13 June 2017

Quote of the Day

One day we will look back at what will hopefully be the smouldering wreckage of Kalanick’s career and ask how a person so lacking in basic human and corporate ethics was allowed to run a company for so long.
Kadhim Shubber at the Financial Times
It looks like the story that Travis Kalanick either tacitly or actively approved the theft of medical records of a rape victim by one of his executives in an apparent attempt to discredit her account.

It should be noted that the Uber driver who raped her had a record before he began driving, and was convicted of the rape and sentenced to life in prison.

Of course, we've know what Kalanick was ever since he embezzled tax withheld from employee paychecks to keep  an earlier startup of his afload.  (Why didn't he go to jail?)

It looks like this might finally catch up with him though, given that the Board of Directors has fired his chief lieutenant and put him on an indefinite leave of absence.

They are promising to fix the psychopathic culture of the company, but given that a member of the all hands meeting at which the changes were announced, a board member made a blatantly sexist joke, I'm not inclined to believe that there will actually be any change.

Uber is not a company which has a cancer in its culture, it is a company where cancer IS its culture.  (My opinion is shared by many current and former Uber employees)

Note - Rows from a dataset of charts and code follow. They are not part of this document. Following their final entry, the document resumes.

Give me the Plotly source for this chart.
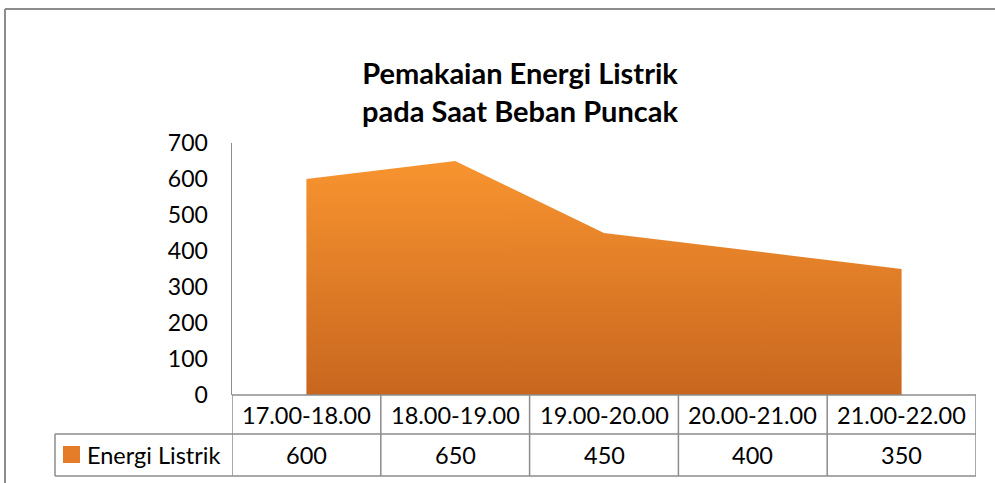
import plotly.graph_objects as go

categories = ["17.00-18.00", "18.00-19.00", "19.00-20.00", "20.00-21.00", "21.00-22.00"]
values = [600, 650, 450, 400, 350]
series_name = "Energi Listrik"
title_lines = ["Pemakaian Energi Listrik", "pada Saat Beban Puncak"]
y_ticks = [0, 100, 200, 300, 400, 500, 600, 700]

W, H = 995, 483
L, R, T, B = 232, 19, 143, 88
pw, ph = W - L - R, H - T - B

def px_x(p):
    return (p - L) / pw

def px_y(p):
    return (H - B - p) / ph

FONT = "Lato, 'Open Sans', sans-serif"
GRID = "#8c8c8c"

fig = go.Figure()
fig.add_trace(go.Scatter(
    x=list(range(len(categories))), y=values, mode="lines",
    line=dict(width=0), fill="tozeroy",
    fillgradient=dict(type="vertical", colorscale=[[0, "#c8661f"], [1, "#f8942f"]]),
    name=series_name, showlegend=False, hoverinfo="skip",
))

shapes = []
annotations = []
row1_bot = px_y(434)
row2_bot = px_y(476)
leg_left = px_x(55)

for i in range(len(categories) + 1):
    shapes.append(dict(type="line", xref="x", yref="paper", x0=i - 0.5, x1=i - 0.5,
                       y0=0, y1=row2_bot, line=dict(color=GRID, width=1.5)))
shapes.append(dict(type="line", xref="paper", yref="paper", x0=0, x1=1, y0=0, y1=0,
                   line=dict(color=GRID, width=1.5)))
for yy in (row1_bot, row2_bot):
    shapes.append(dict(type="line", xref="paper", yref="paper", x0=leg_left, x1=1, y0=yy, y1=yy,
                       line=dict(color=GRID, width=1.5)))
shapes.append(dict(type="line", xref="paper", yref="paper", x0=leg_left, x1=leg_left,
                   y0=row1_bot, y1=row2_bot, line=dict(color=GRID, width=1.5)))
shapes.append(dict(type="rect", xref="paper", yref="paper", x0=px_x(63), x1=px_x(80),
                   y0=px_y(463), y1=px_y(446), line=dict(width=0), fillcolor="#e57d28"))
shapes.append(dict(type="line", xref="paper", yref="paper", x0=px_x(5), x1=px_x(5),
                   y0=px_y(9), y1=-0.6, line=dict(color="#8c8c8c", width=2)))
shapes.append(dict(type="line", xref="paper", yref="paper", x0=px_x(5), x1=1.2,
                   y0=px_y(9), y1=px_y(9), line=dict(color="#8c8c8c", width=2)))

TF = dict(family=FONT, size=23.5, color="black")
for i, (c, v) in enumerate(zip(categories, values)):
    annotations.append(dict(x=i, y=(0 + row1_bot) / 2, xref="x", yref="paper", text=c,
                            showarrow=False, font=TF, xanchor="center", yanchor="middle"))
    annotations.append(dict(x=i, y=(row1_bot + row2_bot) / 2, xref="x", yref="paper", text=str(v),
                            showarrow=False, font=TF, xanchor="center", yanchor="middle"))
annotations.append(dict(x=px_x(85), y=(row1_bot + row2_bot) / 2, xref="paper", yref="paper",
                        text=series_name, showarrow=False, font=TF,
                        xanchor="left", yanchor="middle"))
annotations.append(dict(x=px_x(520), y=px_y(91), xref="paper", yref="paper",
                        text="<b>" + title_lines[0] + "</b><br><b>" + title_lines[1] + "</b>",
                        showarrow=False, font=dict(family=FONT, size=29, color="black"),
                        xanchor="center", yanchor="middle", align="center"))

fig.update_layout(
    width=W, height=H, margin=dict(l=L, r=R, t=T, b=B),
    paper_bgcolor="white", plot_bgcolor="white",
    shapes=shapes, annotations=annotations, showlegend=False,
    xaxis=dict(range=[-0.5, len(categories) - 0.5], showticklabels=False, showgrid=False,
               zeroline=False, showline=False, fixedrange=True),
    yaxis=dict(range=[0, 700], tickvals=y_ticks, showgrid=False, zeroline=False,
               showline=True, linecolor=GRID, linewidth=1.5,
               ticks="outside", ticklen=18, tickcolor="rgba(0,0,0,0)",
               tickfont=dict(family=FONT, size=23, color="black"), fixedrange=True),
)

fig.write_html("out.html", config={"displayModeBar": False, "staticPlot": True},
               post_script="document.body.style.margin='0';")
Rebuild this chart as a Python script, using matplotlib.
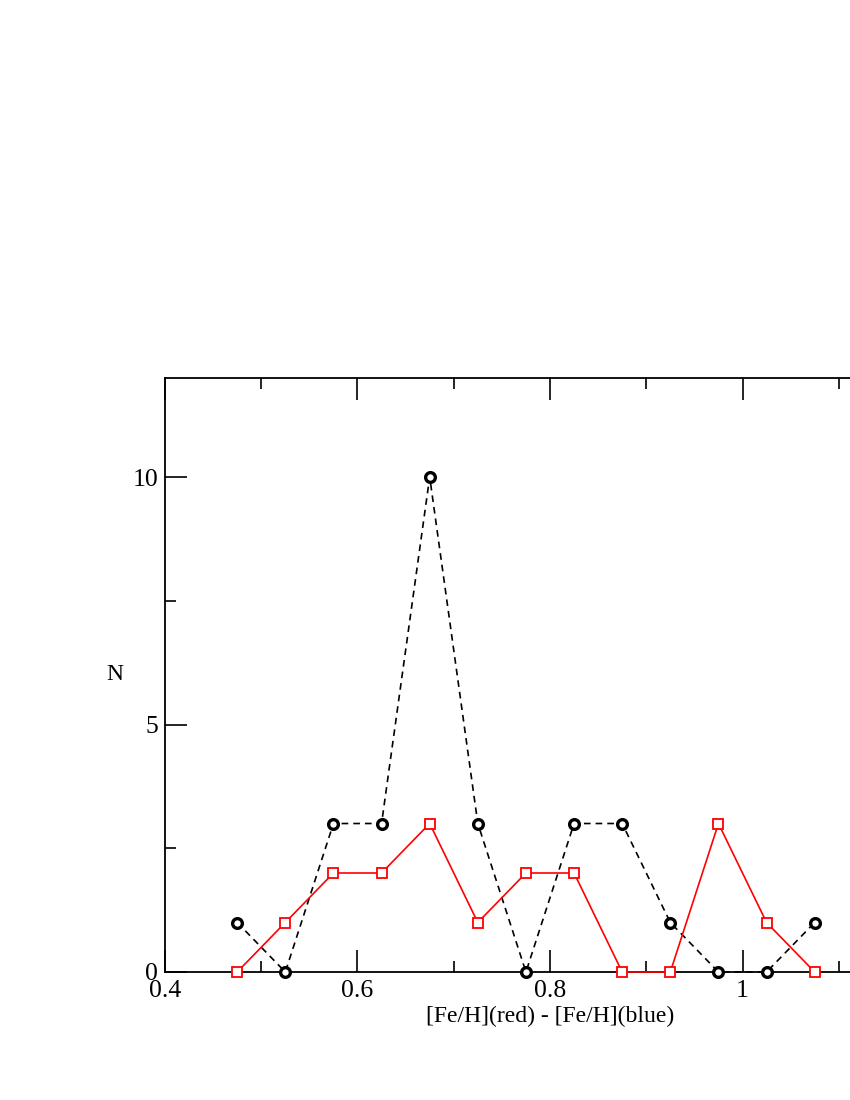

The thing is that sh%$ flows downhill, and not only has this amoral culture thoroughly captured the executive suite, it has worked its way down to the drivers.

Case in point: Drivers has taken to colluding to trigger surge pricing by simultaneously logging out of their apps in order to stick it to "The Man", which conveniently ignores the fact that this actually increases Uber profits by screwing the customers.

As a final note, read Paul Carr's essay on this.  It is brilliant.

2 comments :

Stephen Montsaroff said...

"...ask how a person so lacking in basic human and corporate ethics was allowed to run a company for so long."

Because it is a job requirement.

Matthew Saroff said...

And it is taught at the Harvard Business School as well.